What is required ->
Set down, exactly as written, the lines from the top of the data to the line that holds "YAxis, Cell, LabelList", and omit the pictures.

Supplied material ->
---
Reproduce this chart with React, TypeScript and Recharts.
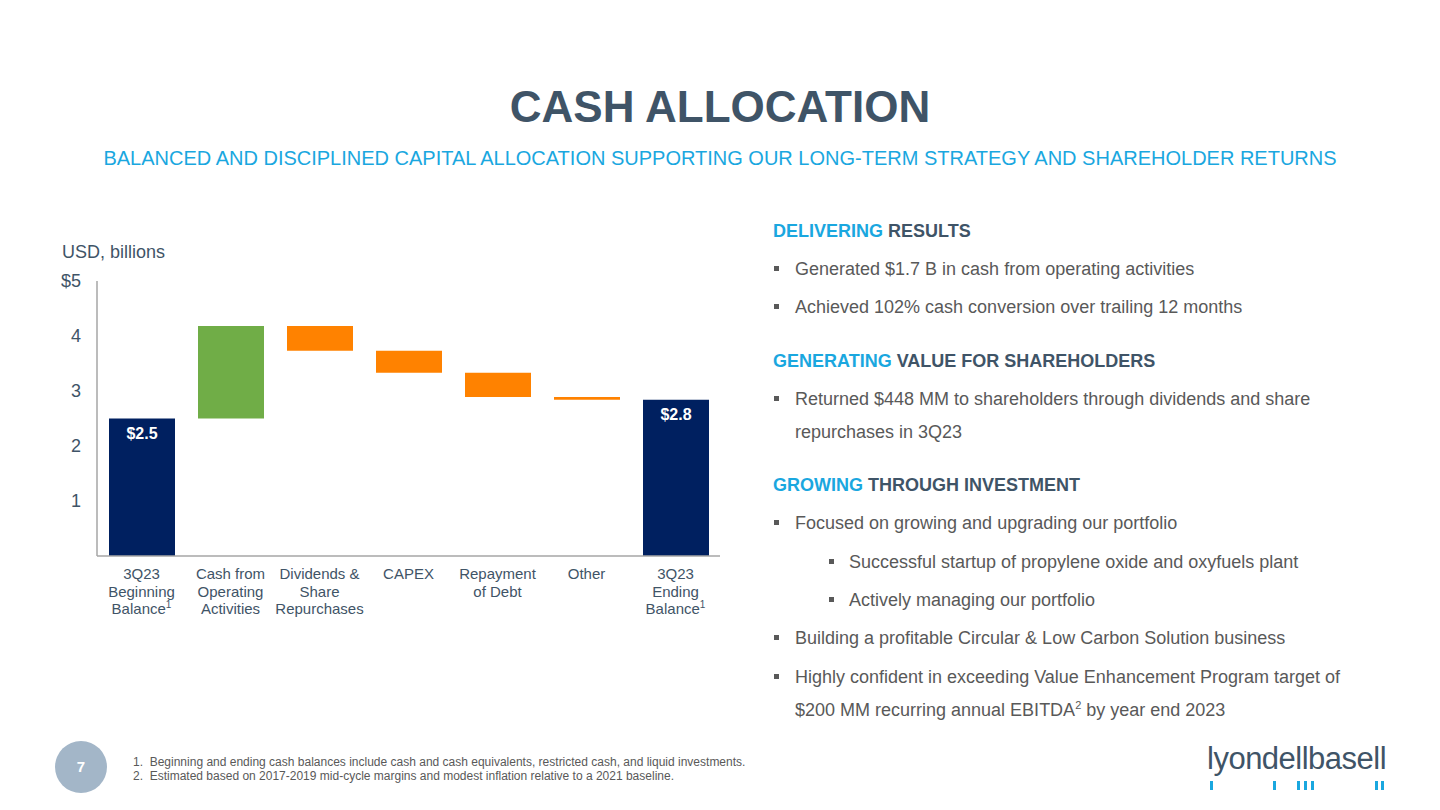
import React from "react";
import { BarChart, Bar, XAxis, YAxis, Cell, LabelList } from "recharts";

// Waterfall data, USD billions
const categories = [
  "3Q23\nBeginning\nBalance^1",
  "Cash from\nOperating\nActivities",
  "Dividends &\nShare\nRepurchases",
  "CAPEX",
  "Repayment\nof Debt",
  "Other",
  "3Q23\nEnding\nBalance^1",
];
const beginningBalance = 2.5;
const changes = [1.68, -0.45, -0.4, -0.44, -0.05];
const endingBalance = 2.84;
const balanceLabels = ["$2.5", "$2.8"];
const yTicks = [1, 2, 3, 4, 5];

const NAVY = "#002060";
const GREEN = "#70AD47";
const ORANGE = "#FF8200";
const SLATE = "#3F5467";
const GREY = "#595959";
const BLUE = "#1AA7DF";
const FONT = "'Liberation Sans', Arial, sans-serif";

// build [low, high] ranges for the floating bars
const data = (() => {
  const rows: { name: string; range: [number, number]; color: string; label?: string }[] = [];
  rows.push({ name: categories[0], range: [0, beginningBalance], color: NAVY, label: balanceLabels[0] });
  let running = beginningBalance;
  changes.forEach((c, i) => {
    const next = running + c;
    rows.push({
      name: categories[i + 1],
      range: [Math.min(running, next), Math.max(running, next)],
      color: c >= 0 ? GREEN : ORANGE,
    });
    running = next;
  });
  rows.push({ name: categories[6], range: [0, endingBalance], color: NAVY, label: balanceLabels[1] });
  return rows;
})();

const CategoryTick = (props: any) => {
  const { x, y, payload } = props;
  const lines: string[] = String(payload.value).split("\n");
  return (
    <text x={x} y={y} textAnchor="middle" fill={SLATE} fontSize={15} fontFamily={FONT}>
      {lines.map((line, i) => {
        const [main, sup] = line.split("^");
        return (
          <tspan key={i} x={x} dy={i === 0 ? 23 : 17.5}>
            {main}
            {sup && (
              <tspan fontSize={10} dy={-6}>
                {sup}
              </tspan>
            )}
            {sup && <tspan dy={6}>{""}</tspan>}
          </tspan>
        );
      })}
    </text>
  );
};

const BalanceLabel = (props: any) => {
  const { x, y, width, index } = props;
  const label = data[index]?.label;
  if (!label) return null;
  return (
    <text
      x={x + width / 2}
      y={y + 20}
      textAnchor="middle"
      fill="#fff"
      fontSize={16}
      fontWeight="bold"
      fontFamily={FONT}
    >
      {label}
    </text>
  );
};

const Line = ({ y, x, children, size = 18, color = GREY, weight = 400 }: any) => (
  <div
    style={{
      position: "absolute",
      left: x,
      top: y - 12,
      height: 24,
      lineHeight: "24px",
      fontSize: size,
      color,
      fontWeight: weight,
      whiteSpace: "nowrap",
    }}
  >
    {children}
  </div>
);

const Bullet = ({ y, level = 0, children }: any) => {
  const bx = level === 0 ? 774 : 829;
  const tx = level === 0 ? 795 : 849;
  return (
    <>
      <div style={{ position: "absolute", left: bx, top: y - 3, width: 5, height: 5, background: GREY }} />
      <Line x={tx} y={y}>
        {children}
      </Line>
    </>
  );
};

const Heading = ({ y, accent, rest }: any) => (
  <Line x={773} y={y} size={18} weight={700} color={SLATE}>
    <span style={{ color: BLUE }}>{accent}</span> {rest}
  </Line>
);

export default function App() {
  return (
    <div
      style={{
        position: "absolute",
        left: 0,
        top: 0,
        width: 1440,
        height: 810,
        background: "#fff",
        overflow: "hidden",
        fontFamily: FONT,
      }}
    >
      <div
        style={{
          position: "absolute",
          left: 0,
          width: 1440,
          top: 81,
          textAlign: "center",
          fontSize: 44,
          fontWeight: 700,
          color: SLATE,
          lineHeight: "52px",
        }}
      >
        CASH ALLOCATION
      </div>
      <div
        style={{
          position: "absolute",
          left: 0,
          width: 1440,
          top: 145,
          textAlign: "center",
          fontSize: 20,
          color: BLUE,
          lineHeight: "26px",
        }}
      >
        BALANCED AND DISCIPLINED CAPITAL ALLOCATION SUPPORTING OUR LONG-TERM STRATEGY AND SHAREHOLDER RETURNS
      </div>

      <Line x={62} y={252} color={SLATE}>
        USD, billions
      </Line>

      <div style={{ position: "absolute", left: 0, top: 266 }}>
        <BarChart width={740} height={360} data={data} margin={{ top: 15, right: 20, bottom: 0, left: 57 }}>
          <XAxis
            dataKey="name"
            interval={0}
            height={70}
            tickLine={false}
            tickSize={0}
            tickMargin={0}
            axisLine={{ stroke: "#A6A6A6", strokeWidth: 1.5 }}
            tick={<CategoryTick />}
          />
          <YAxis
            width={40}
            domain={[0, 5]}
            ticks={yTicks}
            tickLine={false}
            tickSize={0}
            tickMargin={16}
            axisLine={{ stroke: "#A6A6A6", strokeWidth: 1.5 }}
            tick={{ fill: SLATE, fontSize: 18, fontFamily: FONT }}
            tickFormatter={(v: number) => (v === 5 ? "$5" : String(v))}
          />
          <Bar dataKey="range" barSize={66} isAnimationActive={false}>
            {data.map((d, i) => (
              <Cell key={i} fill={d.color} />
            ))}
            <LabelList dataKey="range" content={<BalanceLabel />} />
          </Bar>
        </BarChart>
      </div>

      <Heading y={231} accent="DELIVERING" rest="RESULTS" />
      <Bullet y={269}>Generated $1.7 B in cash from operating activities</Bullet>
      <Bullet y={307}>Achieved 102% cash conversion over trailing 12 months</Bullet>

      <Heading y={361} accent="GENERATING" rest="VALUE FOR SHAREHOLDERS" />
      <Bullet y={399}>Returned $448 MM to shareholders through dividends and share</Bullet>
      <Line x={795} y={432}>repurchases in 3Q23</Line>

      <Heading y={485} accent="GROWING" rest="THROUGH INVESTMENT" />
      <Bullet y={523}>Focused on growing and upgrading our portfolio</Bullet>
      <Bullet y={562} level={1}>Successful startup of propylene oxide and oxyfuels plant</Bullet>
      <Bullet y={600} level={1}>Actively managing our portfolio</Bullet>
      <Bullet y={638}>Building a profitable Circular &amp; Low Carbon Solution business</Bullet>
      <Bullet y={677}>Highly confident in exceeding Value Enhancement Program target of</Bullet>
      <Line x={795} y={710}>
        $200 MM recurring annual EBITDA<sup style={{ fontSize: 11, lineHeight: 0 }}>2</sup> by year end 2023
      </Line>

      <div
        style={{
          position: "absolute",
          left: 55,
          top: 741,
          width: 52,
          height: 52,
          borderRadius: "50%",
          background: "#A3B6C8",
          color: "#fff",
          fontWeight: 700,
          fontSize: 15,
          textAlign: "center",
          lineHeight: "52px",
        }}
      >
        7
      </div>
      <div style={{ position: "absolute", left: 133, top: 755, fontSize: 12, color: GREY, lineHeight: "14px" }}>
        <div>1.&nbsp;&nbsp;Beginning and ending cash balances include cash and cash equivalents, restricted cash, and liquid investments.</div>
        <div>2.&nbsp;&nbsp;Estimated based on 2017-2019 mid-cycle margins and modest inflation relative to a 2021 baseline.</div>
      </div>

      <div
        style={{
          position: "absolute",
          left: 1207,
          top: 741,
          fontSize: 31,
          lineHeight: "36px",
          color: SLATE,
          fontFamily: "'Liberation Sans Narrow', 'Liberation Sans', sans-serif",
          letterSpacing: -0.5,
        }}
      >
        lyondellbasell
      </div>
      {[1210, 1273, 1297, 1304, 1311, 1375, 1381].map((lx) => (
        <div key={lx} style={{ position: "absolute", left: lx, top: 781, width: 2.5, height: 9, background: BLUE }} />
      ))}
    </div>
  );
}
---
The response ->
Reproduce this chart with React, TypeScript and Recharts.
import React from "react";
import { BarChart, Bar, XAxis, YAxis, Cell, LabelList } from "recharts";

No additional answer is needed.